→ Problem requirements
Show every line containing "this" by copying it.

→ Task input
____

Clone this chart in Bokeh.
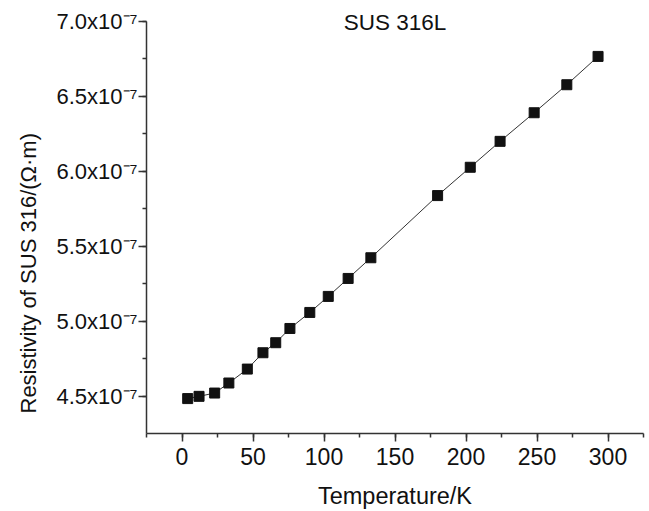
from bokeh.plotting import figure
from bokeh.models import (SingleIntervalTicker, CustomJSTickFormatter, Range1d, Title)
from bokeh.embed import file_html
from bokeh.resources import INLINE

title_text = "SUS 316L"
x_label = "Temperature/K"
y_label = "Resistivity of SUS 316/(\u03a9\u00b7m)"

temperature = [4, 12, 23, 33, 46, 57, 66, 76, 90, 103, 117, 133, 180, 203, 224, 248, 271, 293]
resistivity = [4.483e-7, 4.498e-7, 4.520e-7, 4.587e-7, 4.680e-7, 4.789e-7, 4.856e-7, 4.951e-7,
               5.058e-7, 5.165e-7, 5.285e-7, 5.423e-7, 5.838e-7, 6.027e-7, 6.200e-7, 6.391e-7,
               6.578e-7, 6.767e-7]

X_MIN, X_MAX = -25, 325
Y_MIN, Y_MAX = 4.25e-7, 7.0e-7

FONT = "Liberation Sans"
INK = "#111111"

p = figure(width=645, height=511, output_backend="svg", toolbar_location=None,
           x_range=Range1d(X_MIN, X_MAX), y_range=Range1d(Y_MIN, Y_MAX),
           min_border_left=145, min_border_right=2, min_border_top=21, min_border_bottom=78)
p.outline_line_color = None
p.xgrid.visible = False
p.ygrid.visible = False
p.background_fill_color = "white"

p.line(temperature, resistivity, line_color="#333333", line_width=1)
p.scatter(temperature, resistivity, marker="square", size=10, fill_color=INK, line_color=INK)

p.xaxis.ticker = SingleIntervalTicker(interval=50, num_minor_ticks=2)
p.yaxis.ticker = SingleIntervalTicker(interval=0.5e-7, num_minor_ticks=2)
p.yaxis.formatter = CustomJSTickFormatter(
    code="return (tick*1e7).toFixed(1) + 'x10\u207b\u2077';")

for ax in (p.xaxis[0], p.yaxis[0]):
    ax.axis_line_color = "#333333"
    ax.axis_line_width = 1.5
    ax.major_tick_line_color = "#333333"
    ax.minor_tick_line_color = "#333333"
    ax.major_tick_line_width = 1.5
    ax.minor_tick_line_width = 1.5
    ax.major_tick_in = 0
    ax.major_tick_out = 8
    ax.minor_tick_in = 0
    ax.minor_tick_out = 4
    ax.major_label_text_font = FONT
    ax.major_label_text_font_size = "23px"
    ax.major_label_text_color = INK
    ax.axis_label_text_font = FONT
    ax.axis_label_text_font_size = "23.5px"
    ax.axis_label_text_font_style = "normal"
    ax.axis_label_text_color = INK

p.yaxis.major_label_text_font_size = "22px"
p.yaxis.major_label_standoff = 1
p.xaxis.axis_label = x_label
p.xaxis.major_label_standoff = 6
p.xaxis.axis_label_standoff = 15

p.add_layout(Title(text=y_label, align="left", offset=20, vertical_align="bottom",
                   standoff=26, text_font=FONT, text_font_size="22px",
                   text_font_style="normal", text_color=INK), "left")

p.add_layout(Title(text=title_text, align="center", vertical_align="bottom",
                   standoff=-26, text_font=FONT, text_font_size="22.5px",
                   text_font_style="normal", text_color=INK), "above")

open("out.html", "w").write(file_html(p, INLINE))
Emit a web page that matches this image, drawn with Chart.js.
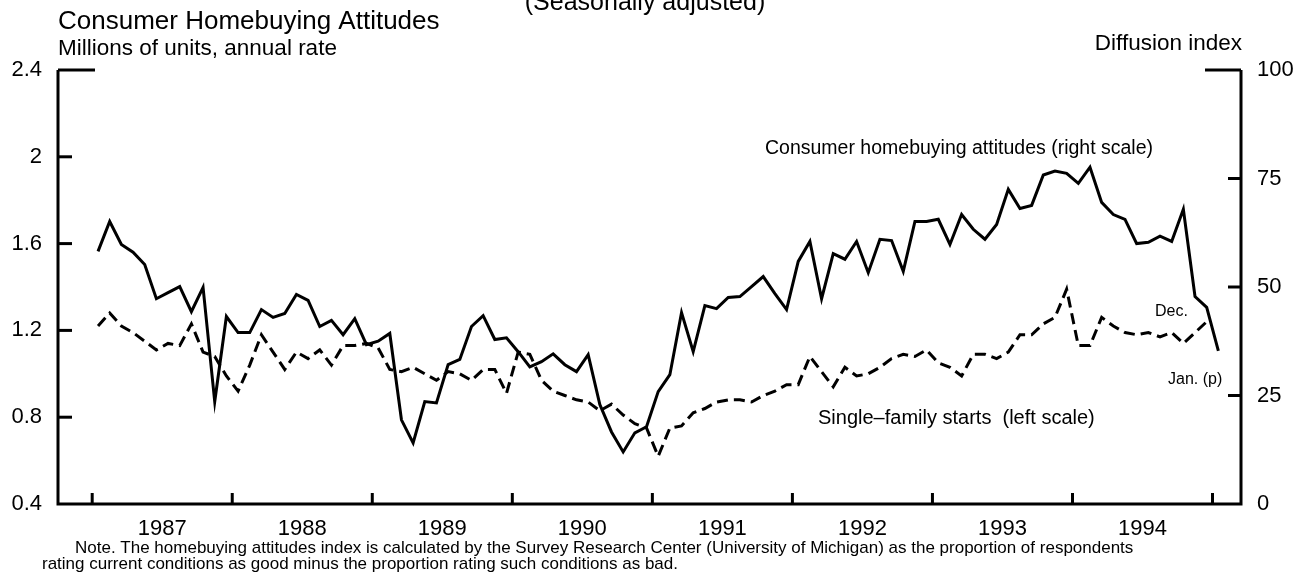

____

→ Written reply
Clone this chart in Bokeh.
Emit a web page that matches this image, drawn with Chart.js.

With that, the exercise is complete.